THIS MODULE IS RUNNING IN 2019-20

Credit value: 15
Module Tutor: Dr Carlo Nicolai
Assessment:

2019-20

• Summative assessment: 1 x 2-hour examination (100%)

Students are reassessed in the failed elements of assessment and by the same methods as the first attempt.

Teaching pattern: one two-hour weekly lecture and one one-hour weekly seminar over ten weeks.
Pre-requisites: there are no pre-requisites, but 4AANA003 Elementary Logic is strongly recommended.

The module offers a comprehensive study of the fundamental meta-theoretic properties of predicate logic that are necessary prerequisites for advanced logical theorising. The main aim of the module is to provide a detailed proof of the Adequacy theorem for predicate logic: A suitable deductive system for predicate logic will be shown to be sound (all proofs correspond to valid arguments) and complete (valid arguments do not exceed whats provable). Additional properties of predicate logic such as the ones described by the Compactness and the Löwenheim-Skolem theorems will be presented and discussed.

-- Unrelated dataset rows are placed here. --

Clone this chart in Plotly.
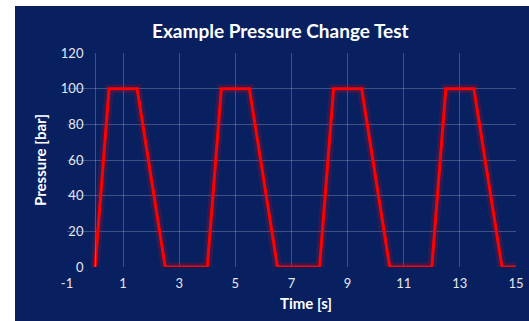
import plotly.graph_objects as go

time_s = [0, 0.5, 1.5, 2.5, 4, 4.5, 5.5, 6.5, 8, 8.5, 9.5, 10.5, 12, 12.5, 13.5, 14.5, 15]
pressure_bar = [0, 100, 100, 0, 0, 100, 100, 0, 0, 100, 100, 0, 0, 100, 100, 0, 0]

x_ticks = [-1, 1, 3, 5, 7, 9, 11, 13, 15]
x_tick_labels = [str(v) for v in x_ticks]
y_ticks = [0, 20, 40, 60, 80, 100, 120]

x_range = [-1, 15]
y_range = [0, 120]
y_axis_cross = 0  # vertical axis crosses the time axis at t = 0

title_text = "Example Pressure Change Test"
x_title = "Time [s]"
y_title = "Pressure [bar]"

NAVY = "#082060"
GRID = "rgba(200,210,235,0.28)"
FONT = "Lato"
TICKC = "#e6e8ef"

fig = go.Figure()
# glow
fig.add_trace(go.Scatter(x=time_s, y=pressure_bar, mode="lines",
                         line=dict(color="rgba(255,0,0,0.18)", width=9),
                         hoverinfo="skip", showlegend=False))
fig.add_trace(go.Scatter(x=time_s, y=pressure_bar, mode="lines",
                         line=dict(color="#ff0000", width=3),
                         showlegend=False))

L, R, T, B = 67, 13, 53, 54
W, H = 529, 321
pw, ph = W - L - R, H - T - B

def px(xp):
    return (xp - L) / pw

def py(yp):
    return (H - B - yp) / ph

fig.add_shape(type="rect", xref="paper", yref="paper",
              x0=px(15), x1=px(W + 20), y0=py(H + 20), y1=py(6),
              fillcolor=NAVY, line=dict(width=0), layer="below")

fig.add_annotation(text=f"<b>{title_text}</b>", xref="paper", yref="paper",
                   x=px(280), y=py(30), showarrow=False,
                   xanchor="center", yanchor="middle",
                   font=dict(family=FONT, size=19, color="white"))
fig.add_annotation(text=f"<b>{x_title}</b>", xref="paper", yref="paper",
                   x=px(306), y=py(303), showarrow=False,
                   xanchor="center", yanchor="middle",
                   font=dict(family=FONT, size=15, color="white"))
fig.add_annotation(text=f"<b>{y_title}</b>", xref="paper", yref="paper",
                   x=px(40), y=py(160), showarrow=False, textangle=-90,
                   xanchor="center", yanchor="middle",
                   font=dict(family=FONT, size=15, color="white"))

y_pos = (y_axis_cross - x_range[0]) / (x_range[1] - x_range[0])

fig.update_layout(
    width=W, height=H,
    margin=dict(l=L, r=R, t=T, b=B, pad=0),
    paper_bgcolor="white",
    plot_bgcolor=NAVY,
    font=dict(family=FONT, size=13, color=TICKC),
    xaxis=dict(range=x_range, tickmode="array", tickvals=x_ticks, ticktext=x_tick_labels,
               showgrid=True, gridcolor=GRID, gridwidth=1, zeroline=False,
               showline=False, ticks="", ticklabelstandoff=7,
               automargin=False,
               tickfont=dict(family=FONT, size=13, color=TICKC)),
    yaxis=dict(range=y_range, tickmode="array", tickvals=y_ticks,
               showgrid=True, gridcolor=GRID, gridwidth=1, zeroline=False,
               anchor="free", position=y_pos,
               showline=True, linecolor=GRID, linewidth=1,
               ticks="", ticklabelstandoff=9,
               automargin=False,
               tickfont=dict(family=FONT, size=13, color=TICKC)),
)

fig.write_html("out.html", config={"displayModeBar": False},
               post_script="document.body.style.margin='0';")
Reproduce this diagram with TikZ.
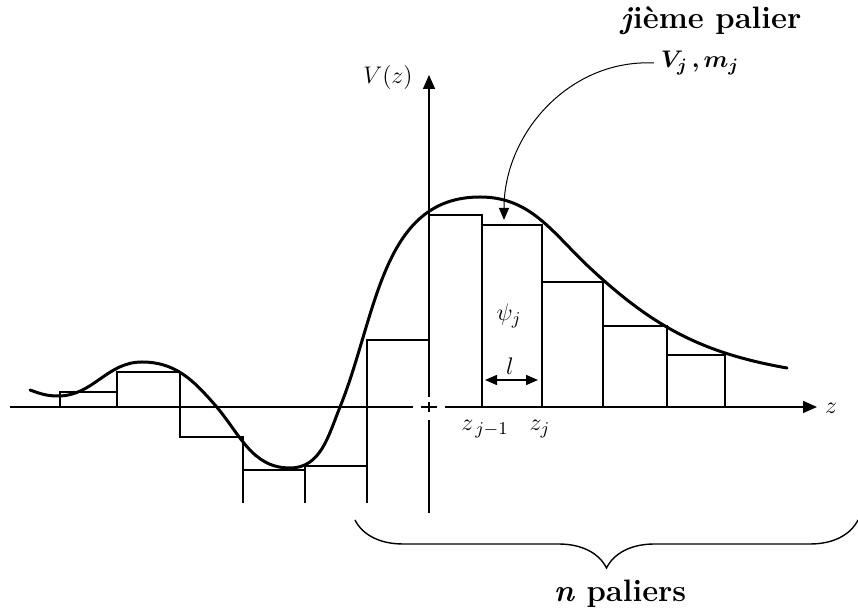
\documentclass[tikz,border=0pt]{standalone}
\usepackage{bm}
\usetikzlibrary{arrows.meta, positioning, decorations.pathreplacing}

\begin{document}
\begin{tikzpicture}[x=0.5pt, y=-0.5pt, >={Triangle[length=7pt, width=6pt]},
    lbl/.style={font=\fontsize{13}{15}\selectfont},
    titre/.style={font=\fontsize{15.5}{18}\selectfont\bfseries},
    stair/.style={line width=0.8pt},
    axe/.style={line width=0.7pt}]
    \useasboundingbox (0,0) rectangle (858,613);

    % 坐标轴
    \coordinate (zg) at (10,407);
    \coordinate (zd) at (817,407);
    \coordinate (vb) at (429,513);
    \coordinate (vh) at (429,75);
    \draw[axe] (zg) -- (413,407);
    \draw[axe, ->] (445,407) -- (zd);
    \draw[axe] (vb) -- (429,420);
    \draw[axe, ->] (429,397) -- (vh);
    \draw[axe] (421,407) -- (437,407) (429,402) -- (429,412);

    % 阶梯
    \draw[stair] (60,407) -- (60,392) -- (117,392) -- (117,372) -- (180,372) -- (180,437)
      -- (243,437) -- (243,470) -- (305,470) -- (305,466) -- (367,466) -- (367,340)
      -- (429,340) -- (429,215) -- (482,215) -- (482,225) -- (542,225) -- (542,282)
      -- (603,282) -- (603,326) -- (667,326) -- (667,355) -- (725,355) -- (725,407);
    \foreach \x/\y in {117/372, 482/215, 542/225, 603/282, 667/326}
      \draw[stair] (\x,\y) -- (\x,407);
    \foreach \x/\y in {243/470, 305/466, 367/466}
      \draw[stair] (\x,\y) -- (\x,503);

    % 势能曲线
    \draw[line width=1.5pt, line cap=round] (30,390) to[out=-20, in=180] (58,396)
      to[out=0, in=180] (142,362) to[out=0, in=131] (215,405)
      to[out=-49, in=180] (290,468) to[out=0, in=248] (340,407)
      to[out=68, in=180] (480,197) to[out=0, in=137] (590,268)
      to[out=-43, in=170] (787,368);

    % 标注
    \node[lbl] (Vz) at (388,78) {$V(z)$};
    \node[lbl] (zlab) at (831,408) {$z$};
    \node[lbl] (psi) at (509,316) {$\psi_j$};
    \node[lbl] (llab) at (510,366) {$l$};
    \node[lbl] (zjm) at (485,429) {$z_{\,j-1}$};
    \node[lbl] (zj) at (540,429) {$z_j$};
    \coordinate (la) at (485,380);
    \coordinate (lb) at (538,380);
    \draw[{Triangle[length=6pt, width=5pt]}-{Triangle[length=6pt, width=5pt]}, line width=0.7pt] (la) -- (lb);

    % 第 j 个台阶
    \node[titre] (palier) at (711,21) {\textit{j}ième palier};
    \node[lbl] (Vm) at (700,63) {$\bm{V_j\,,m_j}$};
    \coordinate (pointe) at (504,220);
    \draw[-{Triangle[length=6pt, width=5pt]}, line width=0.5pt] (Vm.west)
      .. controls (570,59) and (504,133) .. (pointe);

    % 括号
    \draw[decorate, decoration={brace, mirror, amplitude=24pt}, line width=0.7pt]
      (355,520) -- (858,520);
    \node[titre] (npal) at (620,594) {\textit{n} paliers};
  \end{tikzpicture}
\end{document}
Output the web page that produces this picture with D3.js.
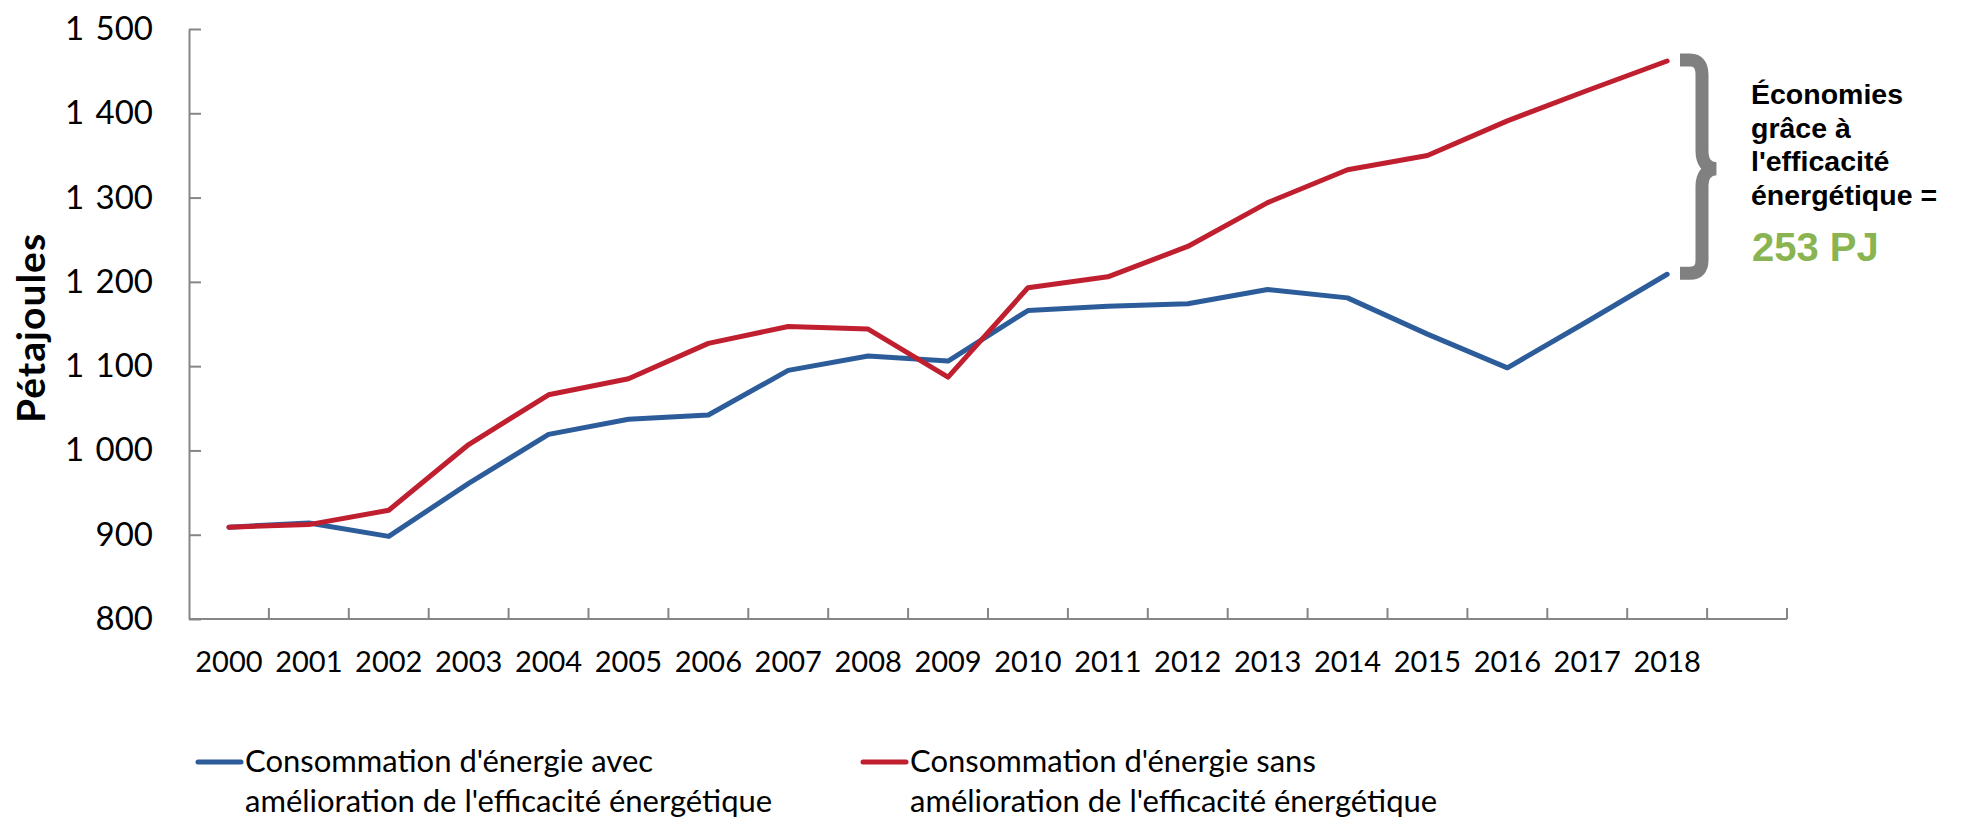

In the light of such properties, predicate logic will be compared to other philosophically relevant logical systems - such as higher-order logics - for which the Adequacy theorem fails.

Further information

Module aims

To provide a meta-theoretic approach to the semantics and proof-theory of predicate logic as opposed to the internal perspective proper of elementary introductions to logic.

To present the fundamental meta-theoretic properties of predicate logic as captured by the soudness and completeness theorems.

To introduce some immediate but crucial consequences of the soudness and completeness theorem: the compactness and the Löwenheim-Skolemtheorems.

To compare predicate logic with other philosophically relevant logical systems, such as higher-order logic, for which completeness, compactness,and Löwenheim-Skolem fail.

Learning outcomes

- by the end of the module, students will be able to demonstrate intellectual,transferable, and practical skills appropriate to a Level 5 module and in particular will be able to demonstrate:

- a deep understanding of the semantic notions of truth, satisfaction, and logical consequence for predicate logic, and of different but equivalent proof-theoretic calculi (natural deduction, Hilbert systems, sequent calculi)

- a detailed knowledge of the soudness of natural deduction rules with respect to first-order models;an understanding of the fundamental steps of the proof of the completeness of predicate logic

- a critical acquaintance with what distinguishes first and higher-order logics and with the philosophical significance of such distinction.